▼
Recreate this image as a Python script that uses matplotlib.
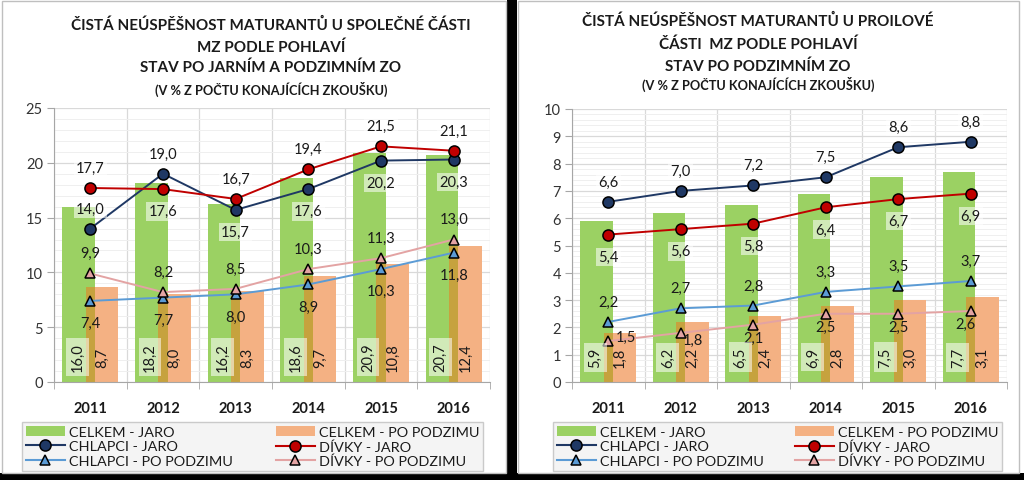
▲
▼
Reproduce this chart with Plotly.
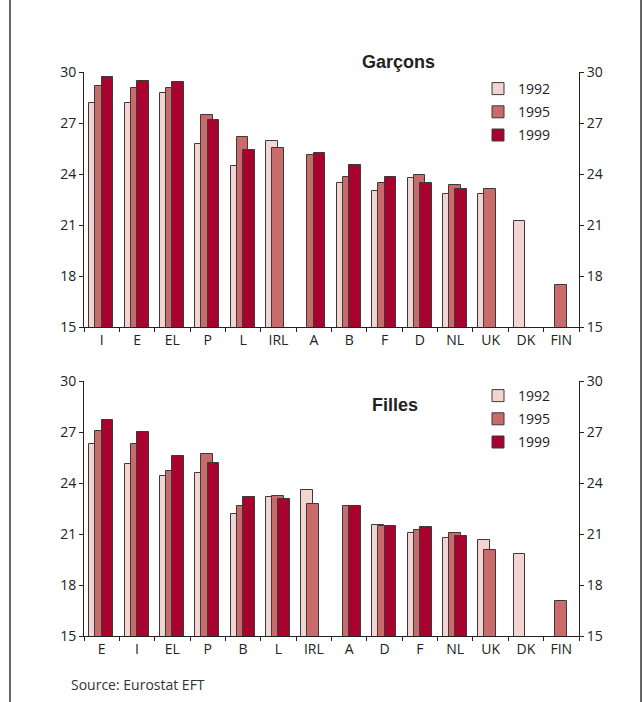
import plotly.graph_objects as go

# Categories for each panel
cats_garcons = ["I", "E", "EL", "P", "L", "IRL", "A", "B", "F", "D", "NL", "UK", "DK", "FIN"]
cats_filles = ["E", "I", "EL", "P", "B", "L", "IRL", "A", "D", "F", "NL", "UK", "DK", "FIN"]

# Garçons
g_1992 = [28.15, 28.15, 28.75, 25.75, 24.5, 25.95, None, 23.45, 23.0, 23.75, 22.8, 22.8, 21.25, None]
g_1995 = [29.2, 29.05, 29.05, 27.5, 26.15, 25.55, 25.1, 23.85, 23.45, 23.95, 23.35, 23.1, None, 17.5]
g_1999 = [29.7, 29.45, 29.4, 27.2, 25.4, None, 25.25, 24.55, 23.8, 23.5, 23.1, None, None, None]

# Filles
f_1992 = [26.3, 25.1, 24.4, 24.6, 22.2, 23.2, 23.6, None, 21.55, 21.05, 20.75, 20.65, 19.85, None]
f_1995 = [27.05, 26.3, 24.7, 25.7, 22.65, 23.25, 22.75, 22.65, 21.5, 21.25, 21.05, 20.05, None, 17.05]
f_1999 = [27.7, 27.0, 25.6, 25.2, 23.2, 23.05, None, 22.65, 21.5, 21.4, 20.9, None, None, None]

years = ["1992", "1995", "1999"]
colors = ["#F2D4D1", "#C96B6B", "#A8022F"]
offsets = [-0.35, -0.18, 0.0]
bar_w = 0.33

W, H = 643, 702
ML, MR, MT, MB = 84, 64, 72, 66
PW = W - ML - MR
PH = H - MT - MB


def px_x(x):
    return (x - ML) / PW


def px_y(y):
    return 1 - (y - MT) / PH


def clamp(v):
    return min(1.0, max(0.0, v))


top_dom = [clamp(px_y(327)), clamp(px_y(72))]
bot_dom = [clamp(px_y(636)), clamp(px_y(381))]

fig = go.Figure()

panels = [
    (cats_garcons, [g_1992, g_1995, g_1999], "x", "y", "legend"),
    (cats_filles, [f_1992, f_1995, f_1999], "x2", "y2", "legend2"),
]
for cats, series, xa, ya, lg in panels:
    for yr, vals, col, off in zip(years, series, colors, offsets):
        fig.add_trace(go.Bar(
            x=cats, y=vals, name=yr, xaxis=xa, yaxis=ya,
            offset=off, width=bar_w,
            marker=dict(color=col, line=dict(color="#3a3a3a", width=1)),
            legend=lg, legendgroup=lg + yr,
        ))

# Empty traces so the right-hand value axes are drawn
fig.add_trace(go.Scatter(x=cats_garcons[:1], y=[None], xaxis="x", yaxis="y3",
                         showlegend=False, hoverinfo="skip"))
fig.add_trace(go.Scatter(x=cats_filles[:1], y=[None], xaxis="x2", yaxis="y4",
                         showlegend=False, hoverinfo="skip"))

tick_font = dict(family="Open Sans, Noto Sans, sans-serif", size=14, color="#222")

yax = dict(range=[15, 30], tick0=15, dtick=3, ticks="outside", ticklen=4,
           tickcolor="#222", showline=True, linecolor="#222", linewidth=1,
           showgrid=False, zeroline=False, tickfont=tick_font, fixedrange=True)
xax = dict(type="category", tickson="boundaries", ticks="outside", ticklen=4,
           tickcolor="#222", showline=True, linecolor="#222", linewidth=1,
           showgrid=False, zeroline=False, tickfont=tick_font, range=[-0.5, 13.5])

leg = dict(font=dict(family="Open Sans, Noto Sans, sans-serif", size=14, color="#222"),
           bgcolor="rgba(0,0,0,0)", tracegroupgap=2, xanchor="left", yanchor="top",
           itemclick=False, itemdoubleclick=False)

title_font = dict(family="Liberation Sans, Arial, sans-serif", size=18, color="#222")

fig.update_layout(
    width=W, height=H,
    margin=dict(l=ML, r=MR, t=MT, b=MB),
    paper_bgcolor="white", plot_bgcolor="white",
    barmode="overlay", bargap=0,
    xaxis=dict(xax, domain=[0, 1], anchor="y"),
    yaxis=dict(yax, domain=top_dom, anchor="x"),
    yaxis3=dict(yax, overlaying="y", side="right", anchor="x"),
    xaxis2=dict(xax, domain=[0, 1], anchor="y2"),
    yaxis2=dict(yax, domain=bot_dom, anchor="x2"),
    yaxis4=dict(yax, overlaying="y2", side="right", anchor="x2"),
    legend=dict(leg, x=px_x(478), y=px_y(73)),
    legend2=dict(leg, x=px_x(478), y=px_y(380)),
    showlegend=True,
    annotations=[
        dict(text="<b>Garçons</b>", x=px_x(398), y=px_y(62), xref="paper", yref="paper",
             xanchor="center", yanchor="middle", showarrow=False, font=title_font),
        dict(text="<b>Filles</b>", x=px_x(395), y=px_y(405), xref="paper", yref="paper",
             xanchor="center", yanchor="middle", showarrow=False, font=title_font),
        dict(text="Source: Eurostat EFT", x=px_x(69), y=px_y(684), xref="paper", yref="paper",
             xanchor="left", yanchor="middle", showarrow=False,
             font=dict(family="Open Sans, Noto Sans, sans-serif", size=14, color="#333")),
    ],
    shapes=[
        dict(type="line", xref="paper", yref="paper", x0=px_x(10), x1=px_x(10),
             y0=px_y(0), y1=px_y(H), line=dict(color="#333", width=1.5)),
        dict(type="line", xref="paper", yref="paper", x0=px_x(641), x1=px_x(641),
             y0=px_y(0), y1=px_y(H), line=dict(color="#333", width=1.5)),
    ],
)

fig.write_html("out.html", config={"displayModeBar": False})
▲
## [Stated task]
Extract exactly the lines running from the line containing "Reproduce this chart with Plotly." to the line containing "23.1, None, None, None]", with both end lines included and all pictures left out.

## [Final result]
Reproduce this chart with Plotly.
import plotly.graph_objects as go

# Categories for each panel
cats_garcons = ["I", "E", "EL", "P", "L", "IRL", "A", "B", "F", "D", "NL", "UK", "DK", "FIN"]
cats_filles = ["E", "I", "EL", "P", "B", "L", "IRL", "A", "D", "F", "NL", "UK", "DK", "FIN"]

# Garçons
g_1992 = [28.15, 28.15, 28.75, 25.75, 24.5, 25.95, None, 23.45, 23.0, 23.75, 22.8, 22.8, 21.25, None]
g_1995 = [29.2, 29.05, 29.05, 27.5, 26.15, 25.55, 25.1, 23.85, 23.45, 23.95, 23.35, 23.1, None, 17.5]
g_1999 = [29.7, 29.45, 29.4, 27.2, 25.4, None, 25.25, 24.55, 23.8, 23.5, 23.1, None, None, None]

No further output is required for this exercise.